Anselm Winfried Müller sigue la pista de las razones que se aducen hoy para la valoración de la vida humana, y llega a la conclusión de que el valor incondicional de ésta no puede ser racionalmente deducido. Es más bien una premisa. Él piensa que el reconocimiento de ese valor incondicional es precisamente el fundamento de todas las valoraciones de carácter ético y la medida de su rectitud. Una ética que supone a nuestro arbitrio una vida humana inocente elimina la base sobre la que descansa. Sin la prohibición absoluta de dar muerte a un inocente no puede haber una moral coherente. O, como escribe Müller: “Quien deja el rechazo a matar al vaivén del debate saca del suelo las raíces de nuestra orientación moral para examinar si esas raíces se conservan sanas”.
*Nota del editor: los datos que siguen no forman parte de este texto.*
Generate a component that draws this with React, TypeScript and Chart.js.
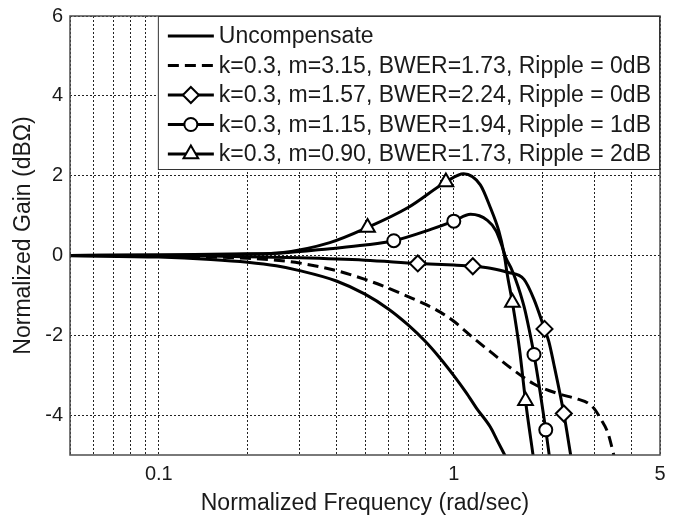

De todos los derechos humanos que han sido declarados desde la Revolución Francesa cabe decir que no pueden ser fundamentados de una manera puramente racional. Fueron proclamados. Eso sucedió sin apelar a procedencias metafísicas o convicciones religiosas (frecuentemente incluso con la intención opuesta). Tan sólo la experiencia humana e histórica, así como su infracción, llevó a formular y proclamar los derechos humanos. No hay ninguna lógica necesaria que llevara a reconocerlos. En todo caso, eso no sería razón —piensa Müller— para volver a cuestionarse el comercio de esclavos bajo determinadas circunstancias, o para excluir la prohibición absoluta de la tortura, o quizá para aprobar el sexo con niños en determinados casos.
Peter Singer, uno de los críticos del principio de la “sacralidad” de la vida humana, niega que pueda atribuirse una especial dignidad al ser humano, con lo cual liquida también cualquier derecho humano. De acuerdo con su concepción, atribuir esa dignidad al ser humano constituiría un injusto privilegio a costa de discriminar a los animales. Lo denomina –en analogía al racismo– “especieísmo”.